In particular, the Newburyport and Haverhill Commuter Rail lines as well as the Blue Line are expected to be significantly impacted.
In a similar flooding situation in January, flood water poured down the stairs into Aquarium Station on the Blue Line.
There was also significant damage to the Newburyport Line caused by flooding onto the tracks that froze and damaged the lines.
Thursday, 3 p.m.:
Three astronomically high tide cycles are expected to make impacts of the storm worse as the high winds and heavy seas increase into Friday evening and into Saturday.
“We expect to lose homes during this storm,” Massachusetts Emergency Management Agency director Kurt Schwarz said. “If you are in one of those areas, you need to get out.”
The coastal storm, which bears many of the hallmarks of a nor’easter, could bring some hurricane force winds with gusts from 60 to 70 miles per hour, Schwarz added.
Residents in the coastal areas have been asked to evacuate and are reminded not to drive through standing or moving water associated with this storm.

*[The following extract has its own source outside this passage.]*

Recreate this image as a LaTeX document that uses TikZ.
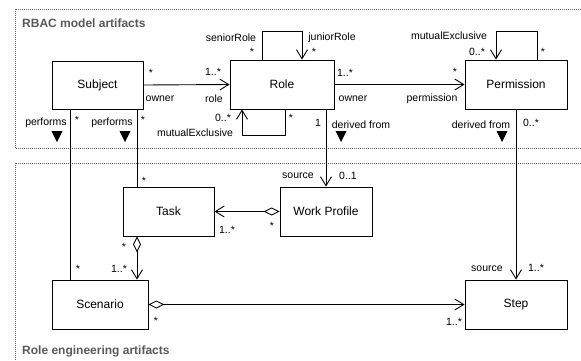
\documentclass[tikz,border=0pt]{standalone}
\usepackage{fontspec}
\setmainfont{Liberation Sans}
\usetikzlibrary{arrows.meta,calc}
\begin{document}
\begin{tikzpicture}[x=1pt,y=-1pt,
  box/.style={draw,line width=0.9pt,inner sep=0pt,font=\fontsize{12}{14}\selectfont},
  lbl/.style={inner sep=0pt,font=\fontsize{10.5}{12}\selectfont},
  title/.style={inner sep=0pt,anchor=west,text=black!65,font=\fontsize{12}{14}\selectfont\bfseries},
  frame/.style={draw=black!60,line width=0.9pt,dash pattern=on 0.9pt off 1.1pt},
  conn/.style={line width=0.9pt},
  assoc/.style={conn,-{Straight Barb[length=9pt,width=11pt,line width=0.9pt]}},
  aggr/.style={conn,{Diamond[open,length=16pt,width=8pt,line width=0.9pt]}-{Straight Barb[length=9pt,width=11pt,line width=0.9pt]}},
  navtri/.style={fill=black}]
\useasboundingbox (0,0) rectangle (581,360);
\clip (0,0) rectangle (581,360);
% frames
\draw[frame] (15,9) rectangle (600,148);
\draw[frame] (15,163) rectangle (600,380);
\node[title] (t1) at (22,23) {RBAC model artifacts};
\node[title] (t2) at (22,351) {Role engineering artifacts};
% boxes
\node[box,minimum width=91pt,minimum height=48pt] (subj) at (97.5,85) {Subject};
\node[box,minimum width=104pt,minimum height=49pt] (role) at (282,84.5) {Role};
\node[box,minimum width=102pt,minimum height=49pt] (perm) at (516,84.5) {Permission};
\node[box,minimum width=91pt,minimum height=49pt] (task) at (168.5,211.5) {Task};
\node[box,minimum width=92pt,minimum height=49pt] (wp) at (326,211.5) {Work Profile};
\node[box,minimum width=96pt,minimum height=49pt] (scen) at (100,304.5) {Scenario};
\node[box,minimum width=102pt,minimum height=49pt] (step) at (516,304.5) {Step};
% connectors
\draw[assoc] (subj.east) -- (role.west);
\draw[assoc] (role.east) -- (perm.west);
\draw[assoc] ($(role.north)+(-20,0)$) -- ++(0,-28) -| ($(role.north)+(20,0)$);
\draw[assoc] ($(role.south)+(3,0)$) -- ++(0,26) -| ($(role.south)+(-40,0)$);
\draw[assoc] ($(perm.north)+(21,0)$) -- ++(0,-28) -| ($(perm.north)+(-20,0)$);
\draw[assoc] (role.south -| wp.north) -- (wp.north);
\draw[assoc] (perm.south) -- (step.north);
\draw[conn] (subj.south -| 70,0) -- (scen.north -| 70,0);
\draw[conn] (subj.south -| 137,0) -- (task.north -| 137,0);
\draw[aggr] (wp.west) -- (task.east);
\draw[aggr] (task.south -| 137,0) -- (scen.north -| 137,0);
\draw[aggr] (scen.east) -- (step.west);
% navigation triangles
\fill[navtri] (51.5,131) -- (62.5,131) -- (57,142) -- cycle;
\fill[navtri] (119.5,131) -- (130.5,131) -- (125,142) -- cycle;
\fill[navtri] (335.5,131) -- (346.5,131) -- (341,142) -- cycle;
\fill[navtri] (496.5,131) -- (507.5,131) -- (502,142) -- cycle;
% labels
\node[lbl] (l1) at (151,73) {*};
\node[lbl] (l2) at (160,99) {owner};
\node[lbl] (l3) at (213,72) {1..*};
\node[lbl] (l4) at (214,99) {role};
\node[lbl] (l5) at (231,38) {seniorRole};
\node[lbl] (l6) at (252,52) {*};
\node[lbl] (l7) at (332,38) {juniorRole};
\node[lbl] (l8) at (314,52) {*};
\node[lbl] (l9) at (345,73) {1..*};
\node[lbl] (l10) at (353,99) {owner};
\node[lbl] (l11) at (455,72) {*};
\node[lbl] (l12) at (432,99) {permission};
\node[lbl] (l13) at (449,36) {mutualExclusive};
\node[lbl] (l14) at (477,52) {0..*};
\node[lbl] (l15) at (543,52) {*};
\node[lbl] (l16) at (46,123) {performs};
\node[lbl] (l17) at (77,120) {*};
\node[lbl] (l18) at (112,123) {performs};
\node[lbl] (l19) at (143,120) {*};
\node[lbl] (l20) at (223,118) {0..*};
\node[lbl] (l21) at (195,133) {mutualExclusive};
\node[lbl] (l22) at (291,118) {*};
\node[lbl] (l23) at (318,123) {1};
\node[lbl] (l24) at (361,125) {derived from};
\node[lbl] (l25) at (481,125) {derived from};
\node[lbl] (l26) at (531,123) {0..*};
\node[lbl] (l27) at (298,176) {source};
\node[lbl] (l28) at (348,176) {0..1};
\node[lbl] (l29) at (144,181) {*};
\node[lbl] (l30) at (227,230) {1..*};
\node[lbl] (l31) at (272,226) {*};
\node[lbl] (l32) at (124,247) {*};
\node[lbl] (l33) at (78,269) {*};
\node[lbl] (l34) at (119,269) {1..*};
\node[lbl] (l35) at (156,321) {*};
\node[lbl] (l36) at (487,269) {source};
\node[lbl] (l37) at (536,268) {1..*};
\node[lbl] (l38) at (454,322) {1..*};
\end{tikzpicture}
\end{document}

MEMA will be supporting sandbagging operations, debris cleanup and deploying high water vehicles throughout the duration of the storm and later into the weekend.
“We are well positioned to work through this dangerous storm well and if the public heeds the advice of local public officials and the governor to evacuate … we’ll get through this safely,” Schwarz said.
The National Weather Service anticipates storm surges between three and four feet throughout the storm, Baker explained.
Some roads in downtown Boston along the Seaport and the North End, as well as in Dorchester, will likely become impassable and Baker said they will likely remain so for some time.
Baker said the National Guard has already been deployed to support efforts to help residents evacuate and recover.